--- START ---

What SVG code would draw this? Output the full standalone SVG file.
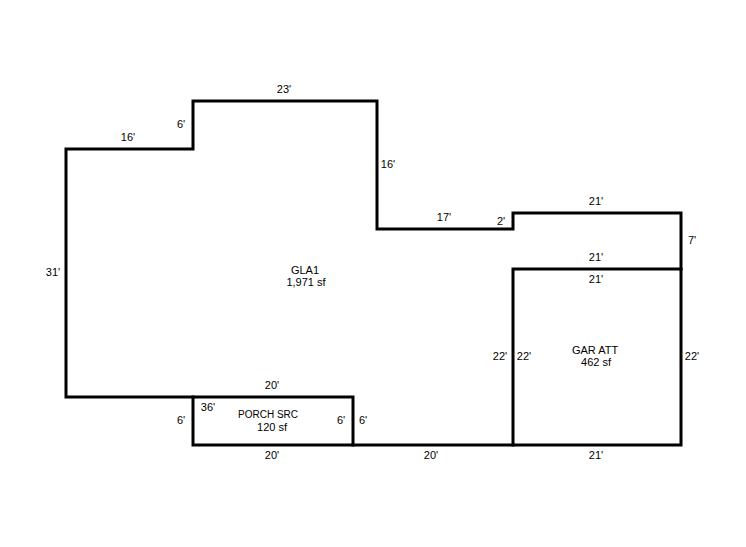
<svg xmlns="http://www.w3.org/2000/svg" width="746" height="547" viewBox="0 0 746 547">
<style>
.w{fill:none;stroke:#000;stroke-width:3;stroke-linecap:square;stroke-linejoin:miter}
text{font-family:"Liberation Sans",Arial,sans-serif;font-size:11px;fill:#000;text-anchor:middle}
</style>
<rect width="746" height="547" fill="#fff"/>
<g id="connectors">
<path class="w" d="M66 149H193V101H377V229H513V213H681V269M66 149V397H193M353 445H513"/>
</g>
<g id="gla1">
<text x="305" y="274">GLA1</text><text x="306" y="286">1,971 sf</text>
<text x="284" y="93">23'</text><text x="128" y="141">16'</text><text x="181" y="128">6'</text><text x="388" y="168">16'</text><text x="444" y="221">17'</text><text x="501" y="225">2'</text><text x="596" y="205">21'</text><text x="692" y="244">7'</text><text x="53" y="276">31'</text><text x="272" y="389">20'</text><text x="181" y="424">6'</text><text x="431" y="459">20'</text><text x="596" y="261">21'</text><text x="500" y="360">22'</text>
</g>
<g id="garage">
<rect class="w" x="513" y="269" width="168" height="176"/>
<text x="595" y="354">GAR ATT</text><text x="596" y="366">462 sf</text>
<text x="596" y="283">21'</text><text x="524" y="360">22'</text><text x="692" y="360">22'</text><text x="596" y="459">21'</text>
</g>
<g id="porch">
<rect class="w" x="193" y="397" width="160" height="48"/>
<text x="268" y="418" font-size="10" style="font-size:10px">PORCH SRC</text><text x="272" y="431">120 sf</text>
<text x="208" y="411">36'</text><text x="341" y="424">6'</text><text x="363" y="424">6'</text><text x="272" y="459">20'</text>
</g>
</svg>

--- END ---

- TASK REQUIREMENTS: Without the pictures, print the whole listing exactly as given.

- COMPLETE ANSWER:
What SVG code would draw this? Output the full standalone SVG file.
<svg xmlns="http://www.w3.org/2000/svg" width="746" height="547" viewBox="0 0 746 547">
<style>
.w{fill:none;stroke:#000;stroke-width:3;stroke-linecap:square;stroke-linejoin:miter}
text{font-family:"Liberation Sans",Arial,sans-serif;font-size:11px;fill:#000;text-anchor:middle}
</style>
<rect width="746" height="547" fill="#fff"/>
<g id="connectors">
<path class="w" d="M66 149H193V101H377V229H513V213H681V269M66 149V397H193M353 445H513"/>
</g>
<g id="gla1">
<text x="305" y="274">GLA1</text><text x="306" y="286">1,971 sf</text>
<text x="284" y="93">23'</text><text x="128" y="141">16'</text><text x="181" y="128">6'</text><text x="388" y="168">16'</text><text x="444" y="221">17'</text><text x="501" y="225">2'</text><text x="596" y="205">21'</text><text x="692" y="244">7'</text><text x="53" y="276">31'</text><text x="272" y="389">20'</text><text x="181" y="424">6'</text><text x="431" y="459">20'</text><text x="596" y="261">21'</text><text x="500" y="360">22'</text>
</g>
<g id="garage">
<rect class="w" x="513" y="269" width="168" height="176"/>
<text x="595" y="354">GAR ATT</text><text x="596" y="366">462 sf</text>
<text x="596" y="283">21'</text><text x="524" y="360">22'</text><text x="692" y="360">22'</text><text x="596" y="459">21'</text>
</g>
<g id="porch">
<rect class="w" x="193" y="397" width="160" height="48"/>
<text x="268" y="418" font-size="10" style="font-size:10px">PORCH SRC</text><text x="272" y="431">120 sf</text>
<text x="208" y="411">36'</text><text x="341" y="424">6'</text><text x="363" y="424">6'</text><text x="272" y="459">20'</text>
</g>
</svg>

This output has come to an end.